Mobilisation des éleveurs bretons de volailles : "la mention "plein air" sur les boites d’œufs va devenir un mensonge"

Publié : 6 décembre 2021 à 11h44 par Marie Piriou

Une mobilisation régionale des éleveurs bretons de volailles se tient ce lundi dans le Morbihan pour dénoncer le confinement des volailles instauré pour lutter contre la grippe aviaire. Nous nous sommes entretenus avec Gilles Jacob, président du Civam 29 et polyculteur éleveur dans le Finistère.

La grippe aviaire est de retour en Bretagne.
La grippe aviaire est de retour en Bretagne.
Crédit : Pixabay

Un premier cas de grippe aviaire a été détecté chez deux oies mercredi 1er décembre en Bretagne, dans le Morbihan, à Languidic. Des mesures ont été prises notamment le confinement de la volaille et les éleveurs bretons s’y opposent. Rencontre avec Gilles Jacob, président du Civam 29 et polyculteur éleveur dans le Finistère, à Kerlaz.

Les éleveurs de volailles de plein air, dont vous faites partie, se rassemblent ce lundi à Pontivy. Quelles en sont les raisons ?

Il s’agit avant tout de bien-être pour nous, paysans, dans l’exercice de notre métier comme on l’entend depuis des milliers d’années. Les volailles ont toujours été élevées en extérieur et pas en bâtiment. Et puis nous allons de plus en plus vers un bien-être animal et vers un meilleur fonctionnement au niveau de l’environnement par rapport à nos pratiques agricoles. Ces mesures vont totalement à l’encontre de tout ce fonctionnement-là. Cela nous semble complétement aberrant de devoir claustrer des volailles sous prétexte de grippe aviaire, alors que les animaux ont toujours été élevés dehors. Il y a toujours eu des oiseaux migrateurs et il y en aura toujours. Donc ce ne sont pas les bonnes mesures à prendre. Elles sont peut-être importantes pour les filières à grosse échelle, les gros bâtiments industriels parce que c’est là que se développe ce genre de problématiques mais absolument pas pour les filières de plein air. Cela risque d’avoir des grosses répercutions sur plein de choses, comme les volailles rustiques, la disparition de nombreuses races, le terroir… Je pense qu’ils n’ont pas vraiment idée de l’impact écologique, environnemental et social de ce genre de mesures.

Quelles sont vos revendications, concrètement ?

On refuse de claustrer nos volailles. On veut garder nos pratiques, que la population et le consommateur nous soutiennent dans cette démarche. Parce que, sinon, il n’y aura plus de plein air. Et, ce serait un mensonge aussi d’acheter des boîtes d’œufs dans n’importe quel magasin avec écrit "plein air" dessus, parce qu’en fait, elles sont toutes claustrées.

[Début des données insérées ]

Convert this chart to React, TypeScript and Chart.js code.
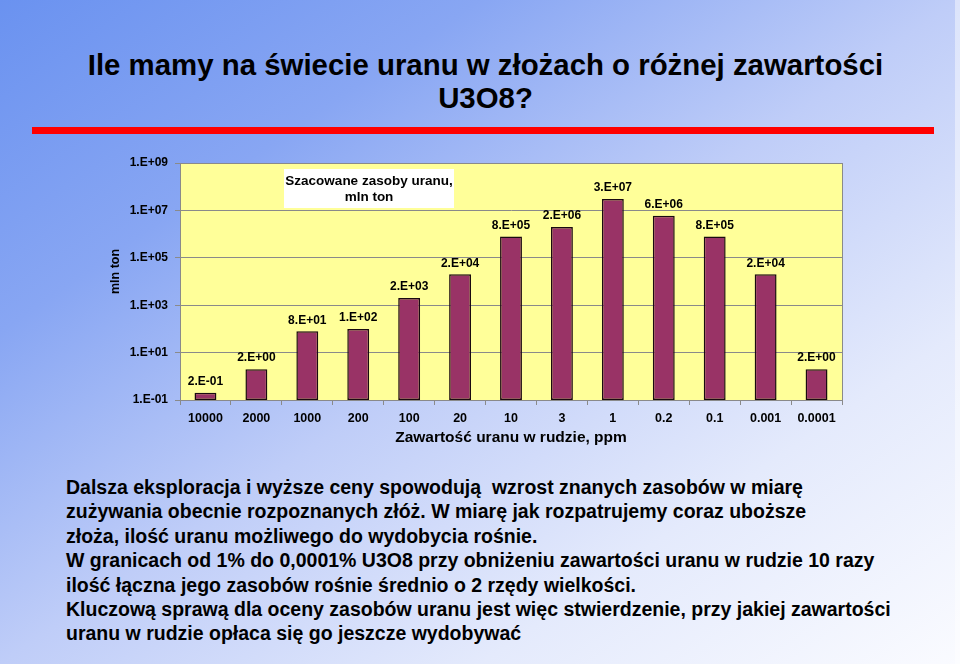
import React, { useEffect, useRef } from "react";
import { Chart, registerables } from "chart.js";

Chart.register(...registerables);

const categories = ["10000", "2000", "1000", "200", "100", "20", "10", "3", "1", "0.2", "0.1", "0.001", "0.0001"];
const reserves = [0.2, 2, 80, 100, 2000, 20000, 800000, 2000000, 30000000, 6000000, 800000, 20000, 2];
const valueLabels = ["2.E-01", "2.E+00", "8.E+01", "1.E+02", "2.E+03", "2.E+04", "8.E+05", "2.E+06", "3.E+07", "6.E+06", "8.E+05", "2.E+04", "2.E+00"];
const yTickValues = [0.1, 10, 1000, 100000, 10000000, 1000000000];
const yTickLabels = ["1.E-01", "1.E+01", "1.E+03", "1.E+05", "1.E+07", "1.E+09"];
const legendLines = ["Szacowane zasoby uranu,", "mln ton"];
const xTitle = "Zawartość uranu w rudzie, ppm";
const yTitle = "mln ton";
const titleLines = ["Ile mamy na świecie uranu w złożach o różnej zawartości", "U3O8?"];
const bodyLines = [
  "Dalsza eksploracja i wyższe ceny spowodują  wzrost znanych zasobów w miarę",
  "zużywania obecnie rozpoznanych złóż. W miarę jak rozpatrujemy coraz uboższe",
  "złoża, ilość uranu możliwego do wydobycia rośnie.",
  "W granicach od 1% do 0,0001% U3O8 przy obniżeniu zawartości uranu w rudzie 10 razy",
  "ilość łączna jego zasobów rośnie średnio o 2 rzędy wielkości.",
  "Kluczową sprawą dla oceny zasobów uranu jest więc stwierdzenie, przy jakiej zawartości",
  "uranu w rudzie opłaca się go jeszcze wydobywać",
];

const FONT = '"Liberation Sans", Arial, Helvetica, sans-serif';

const plotPlugin = {
  id: "plotDecor",
  beforeDraw(chart: any) {
    const { ctx, chartArea: a } = chart;
    ctx.save();
    ctx.fillStyle = "#FFFF99";
    ctx.fillRect(a.left, a.top, a.right - a.left, a.bottom - a.top);
    ctx.restore();
  },
  beforeDatasetsDraw(chart: any) {
    const { ctx, chartArea: a } = chart;
    ctx.save();
    ctx.strokeStyle = "#8a8a8a";
    ctx.lineWidth = 1;
    ctx.strokeRect(Math.round(a.left) + 0.5, Math.round(a.top) + 0.5, Math.round(a.right - a.left), Math.round(a.bottom - a.top));
    ctx.restore();
  },
  afterDatasetsDraw(chart: any) {
    const { ctx, chartArea: a } = chart;
    const meta = chart.getDatasetMeta(0);
    ctx.save();
    ctx.fillStyle = "#000";
    ctx.font = `bold 12px ${FONT}`;
    ctx.textAlign = "center";
    ctx.textBaseline = "middle";
    meta.data.forEach((bar: any, i: number) => {
      ctx.fillText(valueLabels[i], bar.x, bar.y - 11);
    });
    // chart title box
    const bx = a.left + 104;
    const by = a.top + 6;
    const bw = 170;
    const bh = 39;
    ctx.fillStyle = "#ffffff";
    ctx.fillRect(bx, by, bw, bh);
    ctx.fillStyle = "#000";
    ctx.font = `bold 13.5px ${FONT}`;
    legendLines.forEach((t, i) => ctx.fillText(t, bx + bw / 2, by + 12 + i * 16));
    // y axis title
    const ys = chart.scales.y;
    ctx.translate(ys.left + 36, (a.top + a.bottom) / 2 - 10);
    ctx.rotate(-Math.PI / 2);
    ctx.font = `bold 12.5px ${FONT}`;
    ctx.fillText(yTitle, 0, 0);
    ctx.restore();
  },
};

export default function App() {
  const ref = useRef<HTMLCanvasElement | null>(null);
  useEffect(() => {
    if (!ref.current) return;
    const chart = new Chart(ref.current, {
      type: "bar",
      data: {
        labels: categories,
        datasets: [
          {
            data: reserves,
            backgroundColor: "#993366",
            borderColor: "#1a0a10",
            borderWidth: 1.5,
            borderSkipped: false,
            categoryPercentage: 1,
            barPercentage: 0.43,
          },
        ],
      },
      options: {
        responsive: false,
        animation: false,
        devicePixelRatio: 1,
        layout: { padding: { left: 80, right: 118, top: 23, bottom: 10 } },
        plugins: { legend: { display: false }, tooltip: { enabled: false }, title: { display: false } },
        scales: {
          x: {
            type: "category",
            grid: { drawOnChartArea: false, tickLength: 5, offset: true, color: "#8a8a8a" },
            border: { color: "#8a8a8a" },
            ticks: { color: "#000", font: { family: FONT, size: 12.5, weight: "bold" }, maxRotation: 0, autoSkip: false, padding: 6 },
            title: { display: true, text: xTitle, color: "#000", font: { family: FONT, size: 15.5, weight: "bold" }, padding: { top: 0, bottom: 3 } },
            afterFit: (s: any) => { s.height = 50; },
          },
          y: {
            type: "logarithmic",
            min: 0.1,
            max: 1e9,
            grid: { color: "#8a8a8a", tickLength: 5 },
            border: { color: "#8a8a8a" },
            ticks: {
              color: "#000",
              font: { family: FONT, size: 12, weight: "bold" },
              padding: 7,
              callback: (v: any) => {
                const i = yTickValues.findIndex((t) => Math.abs(Math.log10(t) - Math.log10(Number(v))) < 1e-6);
                return i >= 0 ? yTickLabels[i] : "";
              },
            },
            afterBuildTicks: (s: any) => { s.ticks = yTickValues.map((v) => ({ value: v })); },
            title: { display: false },
            afterFit: (s: any) => { s.width = 100; },
          },
        },
      },
      plugins: [plotPlugin],
    } as any);
    return () => chart.destroy();
  }, []);

  return (
    <div
      style={{
        position: "fixed",
        left: 0,
        top: 0,
        width: 960,
        height: 664,
        overflow: "hidden",
        background: "linear-gradient(to bottom right, #6a92f0 0%, #88a6f3 25%, #bfcdf8 50%, #e4eafc 75%, #fafbff 100%)",
        fontFamily: FONT,
      }}
    >
      <div style={{ position: "absolute", left: 955, top: 0, width: 5, height: 664, background: "rgba(255,255,255,0.45)" }} />
      <div style={{ position: "absolute", left: 38, top: 48, width: 895, textAlign: "center", fontWeight: "bold", fontSize: 29.4, lineHeight: "33px", color: "#000" }}>
        {titleLines.map((t, i) => (
          <div key={i}>{t}</div>
        ))}
      </div>
      <div style={{ position: "absolute", left: 32, top: 127, width: 902, height: 7, background: "#ff0000" }} />
      <canvas ref={ref} width={960} height={320} style={{ position: "absolute", left: 0, top: 140, width: 960, height: 320 }} />
      <div style={{ position: "absolute", left: 66, top: 475, fontWeight: "bold", fontSize: 19.5, lineHeight: "24.4px", color: "#000", whiteSpace: "pre" }}>
        {bodyLines.map((t, i) => (
          <div key={i}>{t}</div>
        ))}
      </div>
    </div>
  );
}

Qu'est-ce qui ne vous convient vraiment pas dans la réglementation actuelle ?

Personnellement, je n’ai plus envie de faire mon métier parce que ce ne sont plus mes valeurs. On nous oblige en tant qu’éleveurs à sortir du système et être en marginalité, ou à devenir éleveur agro-industriel et mettre nos animaux dans des bâtiments.

Quelles sont les conséquences directes du confinement pour vous et vos élevages ?

Le problème, c’est que ce ne sont pas du tout des animaux qui sont faits pour être en bâtiment, les animaux sont faits pour être dehors. Mes animaux mangent de l’herbe ou du grain de la ferme. Mais s’ils sont en bâtiment, je dois leur amener de la nourriture, ça devient très compliqué à aménager. Et puis elles vont commencer à se piquer entres elles et elles pourront avoir d’autres comportements qu’elles n’ont pas habituellement. Parce qu’en fait, elles ont besoin de voir la lumière, elles ont besoin de voir de l’herbe. Ce ne sont pas des animaux faits pour ça, tout simplement.

Certains élevages sont-ils menacés de disparition avec ces mesures ?

Oui car c’est beaucoup de pression. Les personnes qui veulent s’installer en tant que paysan comme moi, quand elles voient ce genre de mesures, elles font marche arrière. Là, il y a 45% des paysans qui vont disparaître d’ici 2026. Il y en aura aussi beaucoup moins qui s’installeront. J’aime ce que je fais, j’ai envie que les gens puissent continuer à manger de la bonne nourriture. Tout comme moi, j’ai envie de continuer à manger de la bonne nourriture. Je n’ai pas envie de devoir changer mes pratiques.

Pensez-vous être entendu ?

On l’espère ! Si on arrive à bien faire notre communication et que de plus en plus de gens font part de ça aux consommateurs, on l’espère, oui.